Children and RepellentsAccording to the label, oil of lemon eucalyptus products should NOT be used on CHILDREN UNDER 3 YEARS.

In addition to EPA's decisions about use of products on children, many consumers also look to the opinion of the American Academy of Pediatrics (AAP). The AAP does have an opinion on the use of DEET in children (see below), but has not yet issued specific recommendations or opinions concerning the use of picaridin or oil of lemon eucalyptus. CDC will post a link to such information from the Academy when/if it becomes available.

Since it is the most widely available repellent, many people ask about the use of products containing DEET on children. No definitive studies exist in the scientific literature about what concentration of DEET is safe for children. No serious illness has been linked to the use of DEET in children when used according to manufacturer's recommendations.

The American Academy of Pediatrics (AAP) Committee on Environmental Health has updated their recommendation for use of DEET products on children in 2003, citing: "Insect repellents containing DEET (N,N-diethyl-m-toluamide, also known as N,N-diethyl-3-methylbenzamide) with a concentration of 10% appear to be as safe as products with a concentration of 30% when used according to the directions on the product labels." AAP recommends that repellents with DEET should not be used on infants less than 2 months old.

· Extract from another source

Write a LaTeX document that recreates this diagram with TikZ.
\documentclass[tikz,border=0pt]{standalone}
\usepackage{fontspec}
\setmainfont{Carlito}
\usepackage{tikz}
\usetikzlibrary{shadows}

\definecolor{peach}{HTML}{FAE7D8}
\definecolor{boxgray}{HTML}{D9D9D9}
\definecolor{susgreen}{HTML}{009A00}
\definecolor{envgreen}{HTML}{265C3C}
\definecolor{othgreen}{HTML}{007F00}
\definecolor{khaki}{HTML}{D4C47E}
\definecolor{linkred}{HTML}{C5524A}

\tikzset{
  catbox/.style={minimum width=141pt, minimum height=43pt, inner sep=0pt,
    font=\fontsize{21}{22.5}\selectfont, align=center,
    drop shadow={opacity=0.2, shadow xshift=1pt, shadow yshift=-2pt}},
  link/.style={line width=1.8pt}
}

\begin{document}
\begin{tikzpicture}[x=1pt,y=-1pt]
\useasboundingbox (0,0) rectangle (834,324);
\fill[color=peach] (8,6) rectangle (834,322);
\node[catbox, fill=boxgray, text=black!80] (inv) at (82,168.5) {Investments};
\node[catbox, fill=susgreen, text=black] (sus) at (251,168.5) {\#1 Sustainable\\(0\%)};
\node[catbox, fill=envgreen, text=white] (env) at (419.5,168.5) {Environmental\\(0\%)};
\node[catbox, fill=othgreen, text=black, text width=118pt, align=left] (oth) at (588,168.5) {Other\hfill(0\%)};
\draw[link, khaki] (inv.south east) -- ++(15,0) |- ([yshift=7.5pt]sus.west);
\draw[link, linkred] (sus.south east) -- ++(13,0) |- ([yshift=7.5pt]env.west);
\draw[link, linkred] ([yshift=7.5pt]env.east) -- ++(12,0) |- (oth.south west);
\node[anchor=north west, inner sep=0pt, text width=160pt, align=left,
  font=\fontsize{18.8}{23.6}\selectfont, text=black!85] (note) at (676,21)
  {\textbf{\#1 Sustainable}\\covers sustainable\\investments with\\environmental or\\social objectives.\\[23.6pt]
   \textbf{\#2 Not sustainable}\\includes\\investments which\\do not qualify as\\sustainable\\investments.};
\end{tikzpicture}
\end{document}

Parents should choose the type and concentration of repellent to be used by taking into account the amount of time that a child would be outdoors, exposure to mosquitoes, and the risk of mosquito-transmitted disease in the area.

If you are concerned about using repellent products on children you may wish to consult a health care provider for advice or contact the National Pesticide Information Center (NPIC) through their toll-free number, 1-800-858-7378 or npic.orst.edu

Precautions:

  • Do not allow children to handle the product. When using on children, apply to your own hands first and then put it on the child. You may not want to apply to children's hands.
  • If you or your child get a rash or other reaction from an insect repellent; stop using the repellent, wash the repellent off with mild soap and water, and call a local poison control center for further guidance. If you go to a doctor because of the repellent, take the repellent with you to show the doctor.
  • Apply repellents only to exposed skin and/or clothing (as directed on the product label.) Do not use repellents under clothing.
  • Never use repellents over cuts, wounds or irritated skin.
  • Do not apply to eyes or mouth, and apply sparingly around ears. When using sprays, do not spray directly on face; spray on hands first and then apply to face.
  • Use just enough repellent to cover exposed skin and/or clothing. Heavy application and saturation are generally unnecessary for effectiveness.
  • After returning indoors, wash treated skin with soap and water or bathe. Also, wash treated clothing before wearing it again.

Q. Can insect repellents be used on children?

A. Repellent products must state any age restriction. If there is none, EPA has not required a restriction on the use of the product for children.